If one is looking at the characteristic polynomial of the $m \times m$ dimensional matrix $Z^TZ$ then apparently the coefficient of $(-1)^{m-k}$ in it can be written as, $\sum_{U \subset [m], V \subset [m], |U|=|V| = k}det^2(Z_{U,V})$ where by $Z_{U,V}$ one means the sumbatrix of $Z$ corresponding to the $k$ rows and columns of it given by the index sets $U$ and $V$ respectively.
Can someone kindly give a reference to a proof of this? (Or type in the proof if its short!)
I'll prove that the coefficient of $(-\lambda)^{m-k}$ in the characteristic polynomial of $AB$ is given by $\sum_{|U|=|V|=k} \det A_{U,V}\det B_{V,U}$. By the Cauchy-Binet formula, this sum is equal to $\sum_{|U|=k} \det((AB)_{U,U})$.

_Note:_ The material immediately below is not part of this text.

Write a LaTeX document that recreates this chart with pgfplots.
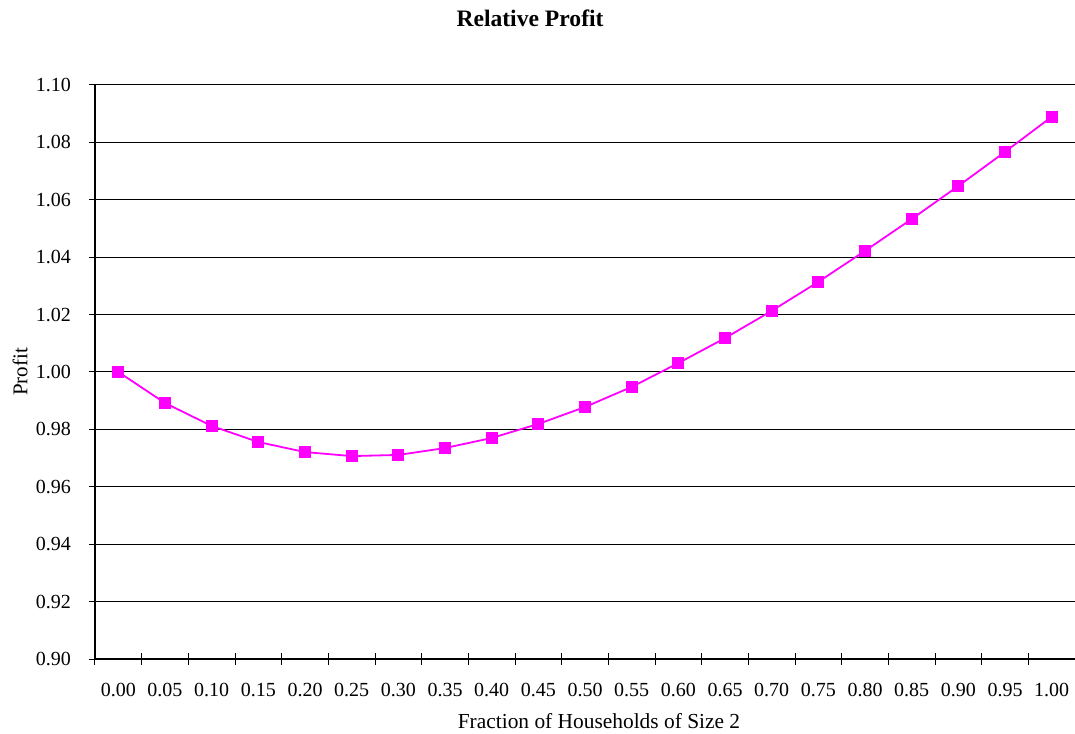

This latter quantity can be proved to be equal to the coefficient of $(-\lambda)^{m-k}$ in the characteristic polynomial of $AB$ by a combinatorial argument: to obtain a term of degree $m-k$ in the Laplace expansion of the characteristic polynomial, you need to select (in all possible ways) a permutation with at least $m-k$ fixed points, take $-\lambda$ terms from those fixed points and non-$\lambda$ terms from the other $k$. Summing over all possible subsets $[m]\setminus U$ of $m-k$ entries, you get that sum.
There must be a more elegant way to make this last argument, but that should be the idea at least.